A number of cultural traits are recognized as being characteristic of the Mississippians. Although not all Mississippian peoples practiced all of the following activities, they were distinct from their ancestors in adoption of some or all of these traits.
The construction of large, truncated earthwork pyramid mounds, or platform mounds. Such mounds were usually square, rectangular, or occasionally circular. Structures (domestic houses, temples, burial buildings, or other) were usually constructed atop such mounds.
Maize-based agriculture. In most places, the development of Mississippian culture coincided with adoption of comparatively large-scale, intensive maize agriculture, which supported larger populations and craft specialization.
The adoption and use of riverine (or more rarely marine) shells as tempering agents in their shell tempered pottery.
Widespread trade networks extending as far west as the Rockies, north to the Great Lakes, south to the Gulf of Mexico, and east to the Atlantic Ocean.
The Mississippi stage is usually divided into three or more chronological periods. Each of these periods is an arbitrary historical distinction that varies from region to region. At one site, each period may be considered to begin earlier or later, depending on the speed of adoption or development of given Mississippian traits. The “Mississippi period” should not be confused with the “Mississippian culture”. The Mississippi period is the stage, while Mississippian is referred to as the cultural similarities that characterize this society.

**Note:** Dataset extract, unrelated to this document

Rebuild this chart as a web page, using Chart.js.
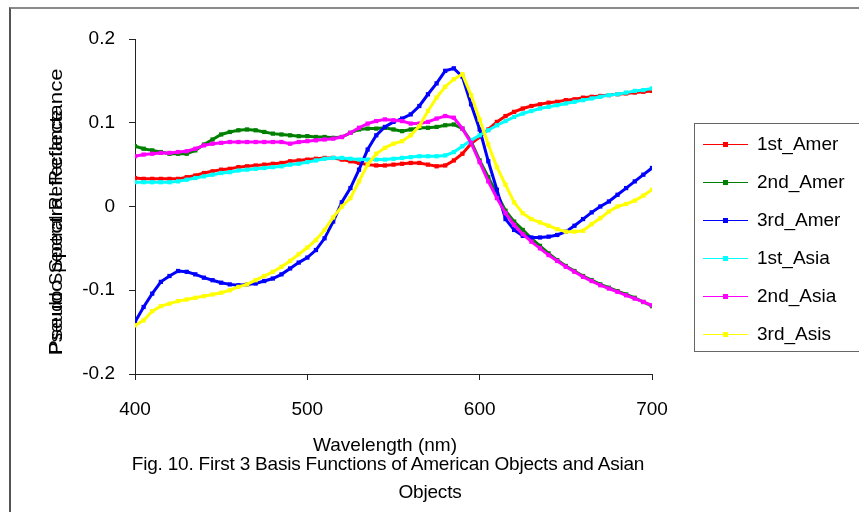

Early Mississippi cultures had just transitioned from the Late Woodland period way of life (500–1000 C.E.). Different groups abandoned tribal lifeways for increasing complexity, sedentism, centralization, and agriculture. The Early Mississippi period was from c. 1000 to 1200 C.E. Production of surplus corn and attractions of the regional chiefdoms led to rapid population concentrations in major centers.
The Middle Mississippi period reflects the high point of the Mississippi era. The expansion of the great metropolis and ceremonial complex at Cahokia (in present-day Illinois), the formation of other complex chiefdoms, and the spread and development of SECC art and symbolism are characteristic changes of this period. The Mississippian traits listed above came to be widespread throughout the region. In most places, this period is recognized as occurring c. 1200–1400 C.E.
The Late Mississippi period, usually considered from c. 1400 to European contact, is characterized by increasing warfare, political turmoil, and population movement. The population of Cahokia dispersed early in this period (1350–1400), perhaps migrating to other rising political centers. More defensive structures are often seen at sites, and sometimes a decline in mound-building and ceremonialism. Although some areas continued an essentially Middle Mississippian culture until the first significant contact with Europeans, the population of most areas had dispersed or were experiencing severe social stress by 1500. Along with the contemporary Anasazi, these cultural collapses coincide with the global climate change of the Little Ice Age. Scholars have theorized that drought and the collapse of maize agriculture, together with possible deforestation and overhunting by the concentrated populations, forced them to move away from major sites.